*Problem:*
Set down exactly, please, each line from the one containing "Emit a Python" through the one containing "ax.yaxis.set_label_coords(-0.185, 0.5)", both lines included, and no other line.

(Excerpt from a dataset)

+ + + + +

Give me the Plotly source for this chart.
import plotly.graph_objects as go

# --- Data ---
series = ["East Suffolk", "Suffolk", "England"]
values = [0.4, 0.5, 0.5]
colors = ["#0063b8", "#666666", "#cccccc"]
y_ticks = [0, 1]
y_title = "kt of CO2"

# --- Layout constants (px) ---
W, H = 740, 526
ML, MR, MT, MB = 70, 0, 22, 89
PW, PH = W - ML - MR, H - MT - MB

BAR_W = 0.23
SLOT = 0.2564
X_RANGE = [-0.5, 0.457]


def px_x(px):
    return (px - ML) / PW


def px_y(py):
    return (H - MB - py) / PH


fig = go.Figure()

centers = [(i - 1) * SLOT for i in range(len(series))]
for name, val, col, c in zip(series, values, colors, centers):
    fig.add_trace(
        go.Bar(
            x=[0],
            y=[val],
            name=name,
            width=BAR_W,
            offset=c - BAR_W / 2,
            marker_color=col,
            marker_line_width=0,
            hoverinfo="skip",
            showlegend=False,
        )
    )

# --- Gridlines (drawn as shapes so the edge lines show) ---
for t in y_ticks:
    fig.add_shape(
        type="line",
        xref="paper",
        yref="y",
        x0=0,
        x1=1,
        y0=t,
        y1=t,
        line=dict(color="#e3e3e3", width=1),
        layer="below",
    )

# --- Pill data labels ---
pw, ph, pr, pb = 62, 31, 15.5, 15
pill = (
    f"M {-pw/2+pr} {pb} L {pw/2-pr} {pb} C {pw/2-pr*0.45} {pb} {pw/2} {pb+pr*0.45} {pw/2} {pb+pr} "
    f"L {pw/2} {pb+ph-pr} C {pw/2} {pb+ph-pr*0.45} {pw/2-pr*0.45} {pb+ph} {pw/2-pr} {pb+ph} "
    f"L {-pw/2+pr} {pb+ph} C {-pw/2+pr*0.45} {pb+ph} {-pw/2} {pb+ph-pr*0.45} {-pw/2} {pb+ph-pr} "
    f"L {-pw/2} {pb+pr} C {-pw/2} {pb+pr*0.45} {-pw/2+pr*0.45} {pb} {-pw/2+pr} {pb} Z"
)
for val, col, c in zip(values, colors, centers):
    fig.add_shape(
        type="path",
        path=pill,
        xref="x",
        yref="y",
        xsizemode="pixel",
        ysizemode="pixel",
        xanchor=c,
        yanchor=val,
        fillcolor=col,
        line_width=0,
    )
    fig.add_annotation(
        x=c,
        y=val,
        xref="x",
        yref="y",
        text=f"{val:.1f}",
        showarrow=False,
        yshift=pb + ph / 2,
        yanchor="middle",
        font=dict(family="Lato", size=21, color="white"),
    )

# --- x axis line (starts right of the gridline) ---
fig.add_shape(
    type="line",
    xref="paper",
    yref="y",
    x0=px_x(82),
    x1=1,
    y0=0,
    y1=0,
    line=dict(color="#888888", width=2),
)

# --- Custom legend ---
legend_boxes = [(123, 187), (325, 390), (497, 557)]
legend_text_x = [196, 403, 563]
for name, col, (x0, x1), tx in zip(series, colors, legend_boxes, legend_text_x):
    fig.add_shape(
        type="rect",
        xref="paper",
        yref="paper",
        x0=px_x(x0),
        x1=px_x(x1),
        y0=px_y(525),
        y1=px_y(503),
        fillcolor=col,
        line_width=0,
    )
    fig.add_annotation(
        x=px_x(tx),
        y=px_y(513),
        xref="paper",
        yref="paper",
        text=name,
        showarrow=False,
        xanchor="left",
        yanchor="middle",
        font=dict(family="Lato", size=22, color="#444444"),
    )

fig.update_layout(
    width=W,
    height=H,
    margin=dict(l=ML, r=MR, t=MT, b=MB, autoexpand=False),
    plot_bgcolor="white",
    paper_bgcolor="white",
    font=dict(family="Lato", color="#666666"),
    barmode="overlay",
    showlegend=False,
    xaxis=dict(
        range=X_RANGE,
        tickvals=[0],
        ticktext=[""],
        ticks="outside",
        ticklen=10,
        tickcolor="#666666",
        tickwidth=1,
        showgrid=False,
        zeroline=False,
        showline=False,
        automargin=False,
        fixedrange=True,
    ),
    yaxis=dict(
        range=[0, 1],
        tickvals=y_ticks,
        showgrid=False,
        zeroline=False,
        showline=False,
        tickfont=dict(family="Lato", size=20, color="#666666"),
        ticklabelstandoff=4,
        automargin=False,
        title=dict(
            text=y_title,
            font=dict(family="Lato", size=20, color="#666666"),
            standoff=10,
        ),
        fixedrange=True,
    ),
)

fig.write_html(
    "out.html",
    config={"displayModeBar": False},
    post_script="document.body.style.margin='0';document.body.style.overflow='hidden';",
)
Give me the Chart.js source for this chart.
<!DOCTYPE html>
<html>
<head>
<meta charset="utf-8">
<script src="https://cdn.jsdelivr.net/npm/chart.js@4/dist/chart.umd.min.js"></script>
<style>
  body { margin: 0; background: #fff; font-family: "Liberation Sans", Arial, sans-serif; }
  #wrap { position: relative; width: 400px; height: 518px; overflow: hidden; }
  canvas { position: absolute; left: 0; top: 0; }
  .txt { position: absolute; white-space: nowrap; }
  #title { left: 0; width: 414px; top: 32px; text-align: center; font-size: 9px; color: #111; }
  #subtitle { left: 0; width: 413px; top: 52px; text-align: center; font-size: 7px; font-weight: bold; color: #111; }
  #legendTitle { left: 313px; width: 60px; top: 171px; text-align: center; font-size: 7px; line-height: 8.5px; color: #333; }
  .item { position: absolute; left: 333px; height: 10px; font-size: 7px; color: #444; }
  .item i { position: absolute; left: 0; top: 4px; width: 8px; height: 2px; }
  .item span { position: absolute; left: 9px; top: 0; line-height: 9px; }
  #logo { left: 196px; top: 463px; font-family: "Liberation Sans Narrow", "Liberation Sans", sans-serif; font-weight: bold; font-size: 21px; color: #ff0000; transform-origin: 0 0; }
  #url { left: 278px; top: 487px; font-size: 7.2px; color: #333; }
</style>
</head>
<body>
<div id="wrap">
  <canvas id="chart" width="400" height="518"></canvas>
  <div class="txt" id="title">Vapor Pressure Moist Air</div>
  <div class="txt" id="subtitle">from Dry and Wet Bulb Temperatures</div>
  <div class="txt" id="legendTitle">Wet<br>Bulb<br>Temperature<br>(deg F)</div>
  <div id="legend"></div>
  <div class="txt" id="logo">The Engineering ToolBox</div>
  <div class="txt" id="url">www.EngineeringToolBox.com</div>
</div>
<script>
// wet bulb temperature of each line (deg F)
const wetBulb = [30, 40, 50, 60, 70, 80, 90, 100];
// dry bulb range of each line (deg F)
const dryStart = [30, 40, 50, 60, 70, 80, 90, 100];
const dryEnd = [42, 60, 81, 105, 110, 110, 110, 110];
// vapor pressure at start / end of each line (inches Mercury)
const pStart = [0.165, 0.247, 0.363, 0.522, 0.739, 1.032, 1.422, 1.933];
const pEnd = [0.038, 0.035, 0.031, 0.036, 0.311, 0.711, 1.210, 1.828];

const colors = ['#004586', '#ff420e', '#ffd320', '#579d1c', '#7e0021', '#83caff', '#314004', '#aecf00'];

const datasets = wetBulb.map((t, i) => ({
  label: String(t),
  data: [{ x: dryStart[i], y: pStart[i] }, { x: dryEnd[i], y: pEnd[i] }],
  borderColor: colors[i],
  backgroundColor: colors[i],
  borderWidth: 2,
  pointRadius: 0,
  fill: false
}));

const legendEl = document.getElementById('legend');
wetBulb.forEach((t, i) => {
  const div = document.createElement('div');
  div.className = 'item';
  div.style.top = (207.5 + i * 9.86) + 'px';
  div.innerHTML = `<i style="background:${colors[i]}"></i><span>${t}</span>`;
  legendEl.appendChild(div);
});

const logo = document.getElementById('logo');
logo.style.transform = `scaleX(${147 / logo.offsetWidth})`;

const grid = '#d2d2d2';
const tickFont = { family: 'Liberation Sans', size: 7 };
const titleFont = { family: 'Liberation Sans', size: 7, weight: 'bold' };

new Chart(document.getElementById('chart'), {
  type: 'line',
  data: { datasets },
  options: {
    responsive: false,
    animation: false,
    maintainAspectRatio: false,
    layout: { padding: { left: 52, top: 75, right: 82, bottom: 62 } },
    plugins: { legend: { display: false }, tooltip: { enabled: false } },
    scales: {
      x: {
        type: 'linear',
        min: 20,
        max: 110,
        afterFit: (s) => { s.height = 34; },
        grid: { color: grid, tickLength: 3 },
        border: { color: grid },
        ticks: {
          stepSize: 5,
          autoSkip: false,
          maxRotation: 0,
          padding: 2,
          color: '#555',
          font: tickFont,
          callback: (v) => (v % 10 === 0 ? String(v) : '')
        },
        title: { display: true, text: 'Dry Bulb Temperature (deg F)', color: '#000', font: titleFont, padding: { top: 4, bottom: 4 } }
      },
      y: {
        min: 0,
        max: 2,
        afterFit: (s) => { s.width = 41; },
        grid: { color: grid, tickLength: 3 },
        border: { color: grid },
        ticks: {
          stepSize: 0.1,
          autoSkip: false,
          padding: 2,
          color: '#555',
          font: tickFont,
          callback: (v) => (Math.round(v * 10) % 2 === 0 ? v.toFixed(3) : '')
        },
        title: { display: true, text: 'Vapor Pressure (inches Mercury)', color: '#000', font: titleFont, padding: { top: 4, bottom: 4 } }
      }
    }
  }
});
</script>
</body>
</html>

+ + + + +

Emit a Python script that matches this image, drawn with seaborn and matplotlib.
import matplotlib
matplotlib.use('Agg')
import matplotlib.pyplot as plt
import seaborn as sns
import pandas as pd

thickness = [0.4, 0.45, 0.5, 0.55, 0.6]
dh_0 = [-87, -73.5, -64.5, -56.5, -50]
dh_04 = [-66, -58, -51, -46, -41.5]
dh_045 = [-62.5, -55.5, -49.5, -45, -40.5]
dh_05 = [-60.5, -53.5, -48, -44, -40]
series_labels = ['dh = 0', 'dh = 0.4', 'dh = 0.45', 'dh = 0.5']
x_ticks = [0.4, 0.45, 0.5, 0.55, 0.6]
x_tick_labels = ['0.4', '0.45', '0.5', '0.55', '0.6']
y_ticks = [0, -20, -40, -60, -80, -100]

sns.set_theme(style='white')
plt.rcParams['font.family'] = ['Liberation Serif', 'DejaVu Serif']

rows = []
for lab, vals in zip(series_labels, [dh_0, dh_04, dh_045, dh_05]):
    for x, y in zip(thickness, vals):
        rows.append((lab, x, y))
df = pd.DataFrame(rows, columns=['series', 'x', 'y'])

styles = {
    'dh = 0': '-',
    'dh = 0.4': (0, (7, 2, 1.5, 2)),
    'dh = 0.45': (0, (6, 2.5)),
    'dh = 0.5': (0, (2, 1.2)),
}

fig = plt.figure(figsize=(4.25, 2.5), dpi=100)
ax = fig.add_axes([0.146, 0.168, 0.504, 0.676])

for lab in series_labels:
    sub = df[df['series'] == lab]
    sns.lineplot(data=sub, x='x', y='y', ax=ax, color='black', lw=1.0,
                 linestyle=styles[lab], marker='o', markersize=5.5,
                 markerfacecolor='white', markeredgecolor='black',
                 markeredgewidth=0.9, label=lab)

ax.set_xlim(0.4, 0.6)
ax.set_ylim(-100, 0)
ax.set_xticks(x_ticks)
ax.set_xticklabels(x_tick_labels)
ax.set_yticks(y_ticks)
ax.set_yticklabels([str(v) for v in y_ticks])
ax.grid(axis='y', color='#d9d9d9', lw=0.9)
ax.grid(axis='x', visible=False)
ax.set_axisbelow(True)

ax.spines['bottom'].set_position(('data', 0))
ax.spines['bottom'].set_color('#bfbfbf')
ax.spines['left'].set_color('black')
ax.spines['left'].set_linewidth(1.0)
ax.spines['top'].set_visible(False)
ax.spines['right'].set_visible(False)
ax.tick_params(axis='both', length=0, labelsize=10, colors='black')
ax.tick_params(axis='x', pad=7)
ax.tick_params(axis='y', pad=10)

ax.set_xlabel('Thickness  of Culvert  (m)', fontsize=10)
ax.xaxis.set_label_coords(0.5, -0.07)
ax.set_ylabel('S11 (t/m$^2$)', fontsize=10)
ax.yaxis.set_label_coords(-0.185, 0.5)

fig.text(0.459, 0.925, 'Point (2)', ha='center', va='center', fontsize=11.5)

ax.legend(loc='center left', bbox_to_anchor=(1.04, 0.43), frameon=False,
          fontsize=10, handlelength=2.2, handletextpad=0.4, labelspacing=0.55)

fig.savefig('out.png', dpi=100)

+ + + + +

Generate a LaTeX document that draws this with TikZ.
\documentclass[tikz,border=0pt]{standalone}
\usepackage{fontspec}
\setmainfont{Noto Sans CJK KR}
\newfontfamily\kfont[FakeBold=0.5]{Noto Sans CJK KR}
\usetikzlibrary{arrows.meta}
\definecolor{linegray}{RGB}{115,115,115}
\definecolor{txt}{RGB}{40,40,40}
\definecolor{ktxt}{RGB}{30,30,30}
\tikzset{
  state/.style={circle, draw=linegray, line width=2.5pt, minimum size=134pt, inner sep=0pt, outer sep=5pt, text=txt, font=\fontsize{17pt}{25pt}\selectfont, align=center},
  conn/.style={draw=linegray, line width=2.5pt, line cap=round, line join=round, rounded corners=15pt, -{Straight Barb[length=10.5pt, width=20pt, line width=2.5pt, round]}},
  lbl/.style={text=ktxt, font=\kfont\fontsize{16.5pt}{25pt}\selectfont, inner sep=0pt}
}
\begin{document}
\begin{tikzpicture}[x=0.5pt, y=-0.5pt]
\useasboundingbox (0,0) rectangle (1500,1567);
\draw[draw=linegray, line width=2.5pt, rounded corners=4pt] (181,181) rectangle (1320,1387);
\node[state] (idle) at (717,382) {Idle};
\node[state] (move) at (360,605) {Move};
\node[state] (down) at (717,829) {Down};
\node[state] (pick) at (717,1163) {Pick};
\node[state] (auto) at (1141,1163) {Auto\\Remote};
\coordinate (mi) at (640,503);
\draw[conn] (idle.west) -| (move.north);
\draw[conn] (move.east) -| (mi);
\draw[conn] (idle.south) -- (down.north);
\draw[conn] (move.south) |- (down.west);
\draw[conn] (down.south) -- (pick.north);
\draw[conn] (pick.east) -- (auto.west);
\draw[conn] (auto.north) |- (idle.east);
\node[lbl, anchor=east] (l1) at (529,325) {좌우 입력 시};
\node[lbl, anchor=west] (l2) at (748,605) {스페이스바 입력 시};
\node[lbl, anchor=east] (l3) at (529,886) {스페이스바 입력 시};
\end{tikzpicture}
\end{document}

+ + + + +

*Exercise solution:*
Emit a Python script that matches this image, drawn with seaborn and matplotlib.
import matplotlib
matplotlib.use('Agg')
import matplotlib.pyplot as plt
import seaborn as sns
import pandas as pd

thickness = [0.4, 0.45, 0.5, 0.55, 0.6]
dh_0 = [-87, -73.5, -64.5, -56.5, -50]
dh_04 = [-66, -58, -51, -46, -41.5]
dh_045 = [-62.5, -55.5, -49.5, -45, -40.5]
dh_05 = [-60.5, -53.5, -48, -44, -40]
series_labels = ['dh = 0', 'dh = 0.4', 'dh = 0.45', 'dh = 0.5']
x_ticks = [0.4, 0.45, 0.5, 0.55, 0.6]
x_tick_labels = ['0.4', '0.45', '0.5', '0.55', '0.6']
y_ticks = [0, -20, -40, -60, -80, -100]

sns.set_theme(style='white')
plt.rcParams['font.family'] = ['Liberation Serif', 'DejaVu Serif']

rows = []
for lab, vals in zip(series_labels, [dh_0, dh_04, dh_045, dh_05]):
    for x, y in zip(thickness, vals):
        rows.append((lab, x, y))
df = pd.DataFrame(rows, columns=['series', 'x', 'y'])

styles = {
    'dh = 0': '-',
    'dh = 0.4': (0, (7, 2, 1.5, 2)),
    'dh = 0.45': (0, (6, 2.5)),
    'dh = 0.5': (0, (2, 1.2)),
}

fig = plt.figure(figsize=(4.25, 2.5), dpi=100)
ax = fig.add_axes([0.146, 0.168, 0.504, 0.676])

for lab in series_labels:
    sub = df[df['series'] == lab]
    sns.lineplot(data=sub, x='x', y='y', ax=ax, color='black', lw=1.0,
                 linestyle=styles[lab], marker='o', markersize=5.5,
                 markerfacecolor='white', markeredgecolor='black',
                 markeredgewidth=0.9, label=lab)

ax.set_xlim(0.4, 0.6)
ax.set_ylim(-100, 0)
ax.set_xticks(x_ticks)
ax.set_xticklabels(x_tick_labels)
ax.set_yticks(y_ticks)
ax.set_yticklabels([str(v) for v in y_ticks])
ax.grid(axis='y', color='#d9d9d9', lw=0.9)
ax.grid(axis='x', visible=False)
ax.set_axisbelow(True)

ax.spines['bottom'].set_position(('data', 0))
ax.spines['bottom'].set_color('#bfbfbf')
ax.spines['left'].set_color('black')
ax.spines['left'].set_linewidth(1.0)
ax.spines['top'].set_visible(False)
ax.spines['right'].set_visible(False)
ax.tick_params(axis='both', length=0, labelsize=10, colors='black')
ax.tick_params(axis='x', pad=7)
ax.tick_params(axis='y', pad=10)

ax.set_xlabel('Thickness  of Culvert  (m)', fontsize=10)
ax.xaxis.set_label_coords(0.5, -0.07)
ax.set_ylabel('S11 (t/m$^2$)', fontsize=10)
ax.yaxis.set_label_coords(-0.185, 0.5)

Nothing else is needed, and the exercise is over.